The most robust, long-term solution lies in a strategic alignment of the underlying logic and data. This involves:
- Harmonizing Taxable Amounts: Focus on aligning the taxable base for each item and order, rather than just the final tax amount.
- Standardizing Rounding Logic: Work to configure both systems, or their integrated tax engines, to use consistent rounding methodologies (e.g., always line-level or always order-level, based on business and compliance needs).
- Aligning Discount Sequencing: Ensure that the application of discounts occurs at the same point in the tax calculation chain across both platforms.
- Synchronizing Product and Customer Classification: Establish a single source of truth for product taxability and customer exemption status, ensuring this data is accurately and consistently mapped and maintained across both your eCommerce and ERP systems.
- Implementing a Reconciliation Layer: Develop or integrate a system that actively monitors and reconciles tax calculations between the two platforms, identifying and flagging discrepancies proactively before they impact financial reporting.
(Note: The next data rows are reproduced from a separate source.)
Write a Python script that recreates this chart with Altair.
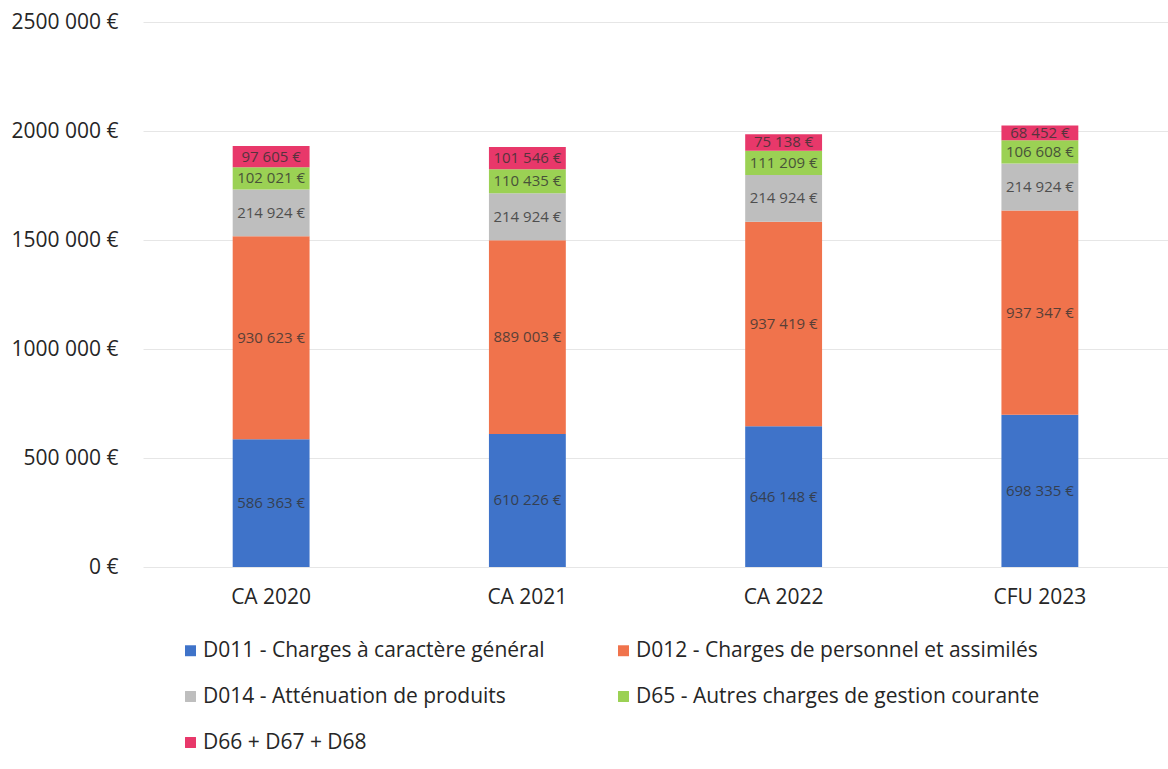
import altair as alt
import pandas as pd

categories = ["CA 2020", "CA 2021", "CA 2022", "CFU 2023"]
series = [
    "D011 - Charges à caractère général",
    "D012 - Charges de personnel et assimilés",
    "D014 - Atténuation de produits",
    "D65 - Autres charges de gestion courante",
    "D66 + D67 + D68",
]
d011 = [586363, 610226, 646148, 698335]
d012 = [930623, 889003, 937419, 937347]
d014 = [214924, 214924, 214924, 214924]
d65 = [102021, 110435, 111209, 106608]
d66 = [97605, 101546, 75138, 68452]
colors = ["#3F73C9", "#F0734C", "#BEBEBE", "#9BD154", "#E8386A"]

rows = []
for s_i, (s, vals) in enumerate(zip(series, [d011, d012, d014, d65, d66])):
    for c, v in zip(categories, vals):
        rows.append({"cat": c, "series": s, "value": v, "ord": s_i})
df = pd.DataFrame(rows)

FONT = "Open Sans"
FS = 21

base = alt.Chart(df).transform_stack(
    stack="value", groupby=["cat"], sort=[alt.SortField("ord", order="ascending")],
    as_=["y0", "y1"]
).transform_calculate(
    mid="(datum.y0 + datum.y1) / 2",
    label="floor(datum.value / 1000) + ' ' + format(datum.value % 1000, '03d') + ' €'",
)

xenc = alt.X("cat:N", sort=categories, title=None,
             scale=alt.Scale(paddingInner=0.7, paddingOuter=0.35),
             axis=alt.Axis(labelAngle=0, labelFontSize=FS, labelColor="#262626", labelFont=FONT,
                           domain=False, ticks=False, labelPadding=19))

bars = base.mark_bar().encode(
    x=xenc,
    y=alt.Y("y0:Q", title=None,
            scale=alt.Scale(domain=[0, 2500000], nice=False),
            axis=alt.Axis(values=[0, 500000, 1000000, 1500000, 2000000, 2500000],
                          labelExpr="datum.value == 0 ? '0 €' : floor(datum.value / 1000) + ' 000 €'",
                          labelFontSize=FS, labelColor="#262626", labelFont=FONT,
                          domain=False, ticks=False, labelPadding=25,
                          gridColor="#E6E6E6", gridWidth=1)),
    y2="y1:Q",
    color=alt.Color("series:N", sort=series,
                    scale=alt.Scale(domain=series, range=colors),
                    legend=alt.Legend(title=None, orient="none", legendX=37, legendY=618,
                                      direction="horizontal",
                                      columns=2, columnPadding=68, rowPadding=24,
                                      symbolType="square", symbolSize=120, symbolStrokeWidth=0,
                                      labelFontSize=FS, labelFont=FONT, labelColor="#262626",
                                      labelLimit=600, symbolOffset=0, labelOffset=2)),
)

text = base.mark_text(fontSize=15, font=FONT, color="#333333", opacity=0.8).encode(
    x=alt.X("cat:N", sort=categories),
    y=alt.Y("mid:Q"),
    text="label:N",
)

chart = alt.layer(bars, text).properties(
    width=1025, height=545,
    padding={"left": 143, "top": 22, "right": 0, "bottom": 202},
    autosize=alt.AutoSizeParams(type="none"),
).configure(background="white").configure_view(stroke=None)

chart.save("out.html", embed_options={"renderer": "svg", "actions": False})
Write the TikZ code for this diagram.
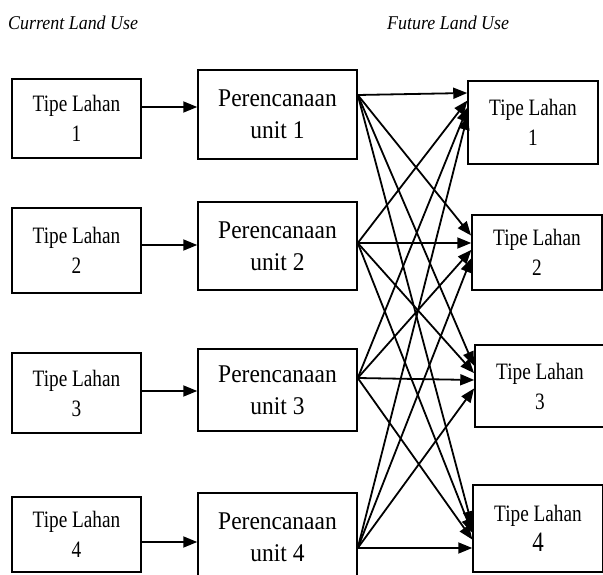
\documentclass[tikz,border=0pt]{standalone}
\usepackage{fontspec}
\setmainfont{Liberation Serif}
\newfontfamily\boxfont{Liberation Serif}[FakeStretch=0.82]
\newfontfamily\unitfont{Liberation Serif}[FakeStretch=0.92]
\usepackage{tikz}
\usetikzlibrary{calc}
\usetikzlibrary{arrows.meta}
\tikzstyle{landnode}=[black, draw=black, line width=1.5pt, shape=rectangle, fill=white, inner sep=0pt, align=center, font=\boxfont\fontsize{23.5}{30}\selectfont]
\tikzstyle{unitnode}=[black, draw=black, line width=1.5pt, shape=rectangle, fill=white, inner sep=0pt, align=center, minimum width=159pt, font=\unitfont\fontsize{25.5}{32}\selectfont]
\tikzstyle{titlenode}=[black, anchor=base west, inner sep=0pt, font=\unitfont\fontsize{19.5}{22}\selectfont\itshape]
\tikzstyle{flow}=[-{Triangle[length=14pt, width=11pt]}, line width=1.8pt, color=black]

\begin{document}
\begin{tikzpicture}[x=1pt, y=-1pt]
\clip (0,0) rectangle (603,575);
\fill[white] (0,0) rectangle (603,575);

\node [titlenode] (cur) at (8,30) {Current Land Use};
\node [titlenode] (fut) at (387,30) {Future Land Use};

\node [landnode, minimum width=129pt, minimum height=79pt] (l1) at (76.5,118.5) {Tipe Lahan\\1};
\node [landnode, minimum width=129pt, minimum height=85pt] (l2) at (76.5,250.5) {Tipe Lahan\\2};
\node [landnode, minimum width=129pt, minimum height=80pt] (l3) at (76.5,393) {Tipe Lahan\\3};
\node [landnode, minimum width=129pt, minimum height=75pt] (l4) at (76.5,534.5) {Tipe Lahan\\4};

\node [unitnode, minimum height=89pt] (u1) at (277.5,114.5) {Perencanaan\\unit 1};
\node [unitnode, minimum height=88pt] (u2) at (277.5,246) {Perencanaan\\unit 2};
\node [unitnode, minimum height=82pt] (u3) at (277.5,390) {Perencanaan\\unit 3};
\node [unitnode, minimum height=89pt] (u4) at (277.5,537.5) {Perencanaan\\unit 4};

\node [landnode, minimum width=130pt, minimum height=83pt] (r1) at (533,122.5) {Tipe Lahan\\1};
\node [landnode, minimum width=130pt, minimum height=75pt] (r2) at (537,252.5) {Tipe Lahan\\2};
\node [landnode, minimum width=130pt, minimum height=82pt] (r3) at (540,386) {Tipe Lahan\\3};
\node [landnode, minimum width=130pt, minimum height=87pt] (r4) at (538,528.5) {Tipe Lahan\\{\fontsize{28}{30}\selectfont 4}};

\draw[flow] (l1.east |- 0,107) -- (u1.west |- 0,107);
\draw[flow] (l2.east |- 0,245) -- (u2.west |- 0,245);
\draw[flow] (l3.east |- 0,391) -- (u3.west |- 0,391);
\draw[flow] (l4.east |- 0,542) -- (u4.west |- 0,542);

\coordinate (s1) at (u1.east |- 0,95);
\coordinate (s2) at (u2.east |- 0,243);
\coordinate (s3) at (u3.east |- 0,378);
\coordinate (s4) at (u4.east |- 0,548);
\coordinate (e1) at (r1.west |- 0,93);
\coordinate (e2) at (r2.west |- 0,243);
\coordinate (e3) at (r3.west |- 0,380);
\coordinate (e4) at (r4.west |- 0,548);

\foreach \i in {1,...,4}{
  \foreach \j in {1,...,4}{
    \draw[flow] (s\i) -- ($(e\j)!0.05!(e\i)$);
  }
}
\end{tikzpicture}
\end{document}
Achieving seamless tax integration between your ERP and eCommerce platforms requires moving beyond a simple data transfer mindset. It demands a deep understanding of each system's tax logic and a commitment to strategic data governance and configuration. By aligning the fundamental calculation principles, businesses can eliminate frustrating discrepancies, ensure compliance, and streamline financial operations.